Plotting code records
⟨

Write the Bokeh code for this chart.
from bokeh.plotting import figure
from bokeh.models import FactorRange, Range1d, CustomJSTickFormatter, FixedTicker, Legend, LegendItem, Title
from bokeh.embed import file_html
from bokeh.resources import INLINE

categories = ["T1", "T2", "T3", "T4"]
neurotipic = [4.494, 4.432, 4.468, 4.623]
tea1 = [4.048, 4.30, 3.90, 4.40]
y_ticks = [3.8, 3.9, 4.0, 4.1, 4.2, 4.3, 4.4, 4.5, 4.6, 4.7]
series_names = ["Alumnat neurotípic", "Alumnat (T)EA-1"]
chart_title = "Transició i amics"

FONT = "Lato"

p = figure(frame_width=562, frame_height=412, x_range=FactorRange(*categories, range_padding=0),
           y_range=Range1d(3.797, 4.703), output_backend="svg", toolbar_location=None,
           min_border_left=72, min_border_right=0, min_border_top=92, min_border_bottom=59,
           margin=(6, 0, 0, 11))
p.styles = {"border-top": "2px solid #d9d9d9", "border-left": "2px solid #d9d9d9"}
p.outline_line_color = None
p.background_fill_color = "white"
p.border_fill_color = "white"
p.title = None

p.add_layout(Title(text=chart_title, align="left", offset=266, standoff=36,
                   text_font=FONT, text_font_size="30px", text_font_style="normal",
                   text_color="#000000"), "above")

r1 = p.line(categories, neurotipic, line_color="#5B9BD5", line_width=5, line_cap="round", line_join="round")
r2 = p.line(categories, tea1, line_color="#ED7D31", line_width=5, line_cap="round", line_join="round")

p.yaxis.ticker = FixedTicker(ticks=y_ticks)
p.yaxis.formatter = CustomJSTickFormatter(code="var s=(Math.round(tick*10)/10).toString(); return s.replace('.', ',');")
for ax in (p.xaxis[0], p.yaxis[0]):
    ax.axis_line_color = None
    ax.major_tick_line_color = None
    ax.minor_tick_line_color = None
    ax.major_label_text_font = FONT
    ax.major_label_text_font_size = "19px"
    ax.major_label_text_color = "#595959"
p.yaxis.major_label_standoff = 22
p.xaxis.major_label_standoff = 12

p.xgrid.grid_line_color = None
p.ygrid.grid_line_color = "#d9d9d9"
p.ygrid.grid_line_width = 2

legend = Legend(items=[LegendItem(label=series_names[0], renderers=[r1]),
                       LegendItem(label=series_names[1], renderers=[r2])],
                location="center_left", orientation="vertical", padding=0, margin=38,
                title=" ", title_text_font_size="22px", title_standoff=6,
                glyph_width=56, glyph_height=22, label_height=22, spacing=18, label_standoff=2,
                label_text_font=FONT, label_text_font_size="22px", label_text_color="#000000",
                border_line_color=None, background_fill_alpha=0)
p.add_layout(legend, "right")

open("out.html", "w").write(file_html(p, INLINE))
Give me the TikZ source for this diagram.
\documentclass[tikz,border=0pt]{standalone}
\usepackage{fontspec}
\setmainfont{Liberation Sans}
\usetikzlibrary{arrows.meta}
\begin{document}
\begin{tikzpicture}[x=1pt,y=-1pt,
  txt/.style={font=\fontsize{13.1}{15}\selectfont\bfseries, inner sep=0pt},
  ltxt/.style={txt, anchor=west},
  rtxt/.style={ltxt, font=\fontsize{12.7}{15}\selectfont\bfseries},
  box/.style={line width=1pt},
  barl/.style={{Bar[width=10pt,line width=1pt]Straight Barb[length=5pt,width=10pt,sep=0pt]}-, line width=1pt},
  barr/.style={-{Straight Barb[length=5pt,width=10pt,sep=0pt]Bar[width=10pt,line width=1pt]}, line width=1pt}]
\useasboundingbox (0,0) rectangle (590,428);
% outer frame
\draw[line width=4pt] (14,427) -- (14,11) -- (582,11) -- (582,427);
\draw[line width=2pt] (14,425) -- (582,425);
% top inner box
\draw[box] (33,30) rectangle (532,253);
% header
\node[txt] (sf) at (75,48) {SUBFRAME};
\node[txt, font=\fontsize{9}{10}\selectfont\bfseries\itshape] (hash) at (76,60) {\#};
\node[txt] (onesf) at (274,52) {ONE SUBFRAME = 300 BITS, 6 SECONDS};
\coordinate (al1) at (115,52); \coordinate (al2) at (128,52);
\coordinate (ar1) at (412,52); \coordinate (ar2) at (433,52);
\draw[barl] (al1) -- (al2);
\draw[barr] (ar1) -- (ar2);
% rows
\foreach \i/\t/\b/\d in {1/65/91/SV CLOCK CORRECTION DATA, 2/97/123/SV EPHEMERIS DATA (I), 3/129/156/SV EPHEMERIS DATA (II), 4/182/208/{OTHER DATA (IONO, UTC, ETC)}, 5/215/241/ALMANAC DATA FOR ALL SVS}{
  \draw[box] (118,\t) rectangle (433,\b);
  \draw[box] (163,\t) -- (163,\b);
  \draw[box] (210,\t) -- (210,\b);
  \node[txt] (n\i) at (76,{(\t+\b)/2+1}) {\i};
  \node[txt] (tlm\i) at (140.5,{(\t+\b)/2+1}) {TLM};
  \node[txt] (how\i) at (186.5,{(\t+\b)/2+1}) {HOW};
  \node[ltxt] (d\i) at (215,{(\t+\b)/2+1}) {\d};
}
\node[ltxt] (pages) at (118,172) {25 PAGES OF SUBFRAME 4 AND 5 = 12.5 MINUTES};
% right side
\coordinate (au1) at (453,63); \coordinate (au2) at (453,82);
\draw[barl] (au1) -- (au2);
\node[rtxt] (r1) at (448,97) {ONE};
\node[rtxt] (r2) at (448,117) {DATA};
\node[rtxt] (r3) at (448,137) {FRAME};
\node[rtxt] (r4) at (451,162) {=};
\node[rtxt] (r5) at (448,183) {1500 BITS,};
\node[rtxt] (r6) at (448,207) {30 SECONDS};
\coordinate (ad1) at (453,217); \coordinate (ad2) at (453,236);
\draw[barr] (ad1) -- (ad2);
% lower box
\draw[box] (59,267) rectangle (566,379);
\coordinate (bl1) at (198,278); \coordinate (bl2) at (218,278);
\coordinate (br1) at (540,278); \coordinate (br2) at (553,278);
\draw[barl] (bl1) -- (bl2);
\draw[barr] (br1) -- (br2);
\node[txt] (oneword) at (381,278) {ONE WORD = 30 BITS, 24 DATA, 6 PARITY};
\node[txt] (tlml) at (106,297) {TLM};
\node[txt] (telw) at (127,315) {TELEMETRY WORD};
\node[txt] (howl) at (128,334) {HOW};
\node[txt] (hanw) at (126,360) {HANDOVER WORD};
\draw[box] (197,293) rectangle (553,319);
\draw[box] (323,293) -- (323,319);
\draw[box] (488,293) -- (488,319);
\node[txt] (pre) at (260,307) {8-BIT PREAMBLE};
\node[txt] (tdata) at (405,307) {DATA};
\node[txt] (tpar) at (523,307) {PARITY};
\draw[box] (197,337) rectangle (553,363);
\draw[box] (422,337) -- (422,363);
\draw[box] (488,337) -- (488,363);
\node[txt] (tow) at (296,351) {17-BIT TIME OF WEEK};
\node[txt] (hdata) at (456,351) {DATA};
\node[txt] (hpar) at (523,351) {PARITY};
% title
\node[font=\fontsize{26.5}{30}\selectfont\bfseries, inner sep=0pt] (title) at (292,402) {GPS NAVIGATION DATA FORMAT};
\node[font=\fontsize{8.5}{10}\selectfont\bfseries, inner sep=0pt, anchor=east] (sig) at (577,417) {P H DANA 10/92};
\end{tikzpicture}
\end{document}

⟩

What is expected:
Please print exactly what appears from the first line of the data through the line with "p.title = None", including both of those lines and nothing past them.

Written answer:
Write the Bokeh code for this chart.
from bokeh.plotting import figure
from bokeh.models import FactorRange, Range1d, CustomJSTickFormatter, FixedTicker, Legend, LegendItem, Title
from bokeh.embed import file_html
from bokeh.resources import INLINE

categories = ["T1", "T2", "T3", "T4"]
neurotipic = [4.494, 4.432, 4.468, 4.623]
tea1 = [4.048, 4.30, 3.90, 4.40]
y_ticks = [3.8, 3.9, 4.0, 4.1, 4.2, 4.3, 4.4, 4.5, 4.6, 4.7]
series_names = ["Alumnat neurotípic", "Alumnat (T)EA-1"]
chart_title = "Transició i amics"

FONT = "Lato"

p = figure(frame_width=562, frame_height=412, x_range=FactorRange(*categories, range_padding=0),
           y_range=Range1d(3.797, 4.703), output_backend="svg", toolbar_location=None,
           min_border_left=72, min_border_right=0, min_border_top=92, min_border_bottom=59,
           margin=(6, 0, 0, 11))
p.styles = {"border-top": "2px solid #d9d9d9", "border-left": "2px solid #d9d9d9"}
p.outline_line_color = None
p.background_fill_color = "white"
p.border_fill_color = "white"
p.title = None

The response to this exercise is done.